Occasions were tolerable. My brother Matti lived on Staten Island for a time, having dropped out of college to become a mechanic and play bass in a working band. My two sisters and my mum and I took a chartered bus to go hang out in the city and take him to lunch for his birthday. I think I was about 31.
My younger sister Leena was largely pregnant so I ruthlessly interrupted her, incessantly peppering our conversation with accusations of having The Dick Obsession, which was what got her pregnant. "You like the peen. You LOVE the peen," I reiterated. She was a very good sport and was too distractingly pregnant to mind, and she put up with my obnoxiousness. Mum, about 60, was tired, as usual, so after walking several blocks and meeting up with my brother we went to a restaurant adjacent to some museum gallery. (Lumi remembers it as The Museum of American Illustration, I thought it might be the Cooper-Hewitt. We’re not sure.) It was a vast open restaurant space like you see in movies, and the sound carried. High ceilings, hard floors, and a hushed gallery atmosphere carried sounds of barware and dishes, the clink of silverware, and a polite susurration rising around us. We were seated toward the middle of the back of the room, one of several round tables on a raised platform.
Everyone got beers except Leena. “I’m ready to ask for a bag of pitocin,” she joked. Three sips of wine made Mum silly, my brother was already drunk from earlier. At this point we all still liked to be together because we all still liked to party. We put in our lunch order, and a server came back and plunked a glass bottle of ketchup in front of Leena, so now it looked like she was joining in the libations.
Oh god, ketchup. My kid, then age 6, ate ketchup on everything. I bought a new bottle every other week, so I was familiar with the trendy "ketchup is healthy" marketing. It had antioxidants! It was good for your heart! It had– lycopene!
I pulled up my stage voice from my diaphragm so the sound boomed, and held deadpan: "They knew to give you that because it's obvious you like the peen," Halfway through the sentence the room fell silent and everyone heard me say that.
"What?" Lumi asked.
"Well, the ketchup, of course," I said as if it were the most reasonable notion to be pondered. "It has lycopene.
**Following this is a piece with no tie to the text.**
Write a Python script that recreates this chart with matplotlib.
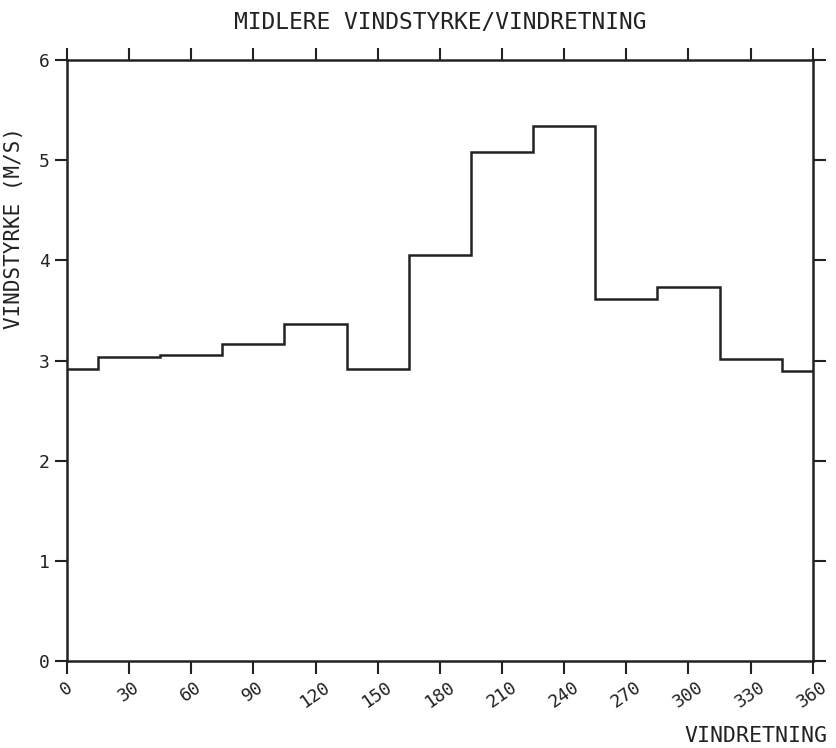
import numpy as np
import matplotlib.pyplot as plt

# mean wind speed per 30 degree sector, first/last half-sectors around north
edges = [0, 15, 45, 75, 105, 135, 165, 195, 225, 255, 285, 315, 345, 360]
speed = [2.92, 3.04, 3.06, 3.16, 3.36, 2.92, 4.05, 5.08, 5.34, 3.61, 3.73, 3.02, 2.90]
xticks = list(range(0, 361, 30))
yticks = [0, 1, 2, 3, 4, 5, 6]

plt.rcParams['font.family'] = ['DejaVu Sans Mono']
ink = '#222222'

fig = plt.figure(figsize=(8.37, 7.48), dpi=100)
ax = fig.add_axes([0.080, 0.116, 0.891, 0.804])

ax.stairs(speed, edges, color=ink, linewidth=1.8, baseline=None)

ax.set_xlim(0, 360)
ax.set_ylim(0, 6)
ax.set_xticks(xticks)
ax.set_yticks(yticks)
ax.set_xticklabels([str(t) for t in xticks], rotation=35, ha='center', fontsize=13)
ax.set_yticklabels([str(t) for t in yticks], fontsize=13)
ax.tick_params(direction='out', length=9, width=1.5, color=ink, labelcolor=ink,
               top=True, right=True, labeltop=False, labelright=False)
ax.tick_params(axis='x', pad=3)
for s in ax.spines.values():
    s.set_linewidth(1.8)
    s.set_color(ink)

ax.set_title('MIDLERE VINDSTYRKE/VINDRETNING', fontsize=16.5, color=ink, pad=22)
ax.set_ylabel('VINDSTYRKE (M/S)', fontsize=15, color=ink)
ax.yaxis.set_label_coords(-0.058, 0.72)
ax.text(1.02, -0.108, 'VINDRETNING', transform=ax.transAxes, ha='right', va='top',
        fontsize=15.5, color=ink)

fig.savefig('out.png', dpi=100, facecolor='white')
That's why it's for her.”
Lumi is much more witty than I am and caught it immediately. Peals of laughter rang out over the room.
"What the hell are you talking about?" My mum demanded, disgusted. “What? What do you mean?” Clearly she thought I'd crashed her party, but I was not going to let her have this. Her bewilderment was hilarious to me, and I felt power in holding her in humiliation for being outside the joke, my siblings laughing with me for getting away with it. The dick joke was funny, if tired. But it wasn't the dick joke. It was having to explain the dick joke to my mum in the middle of this elegant luncheon while Leena rolled her eyes and Lumi and Matti howled with laughter, and the entire restaurant looked on.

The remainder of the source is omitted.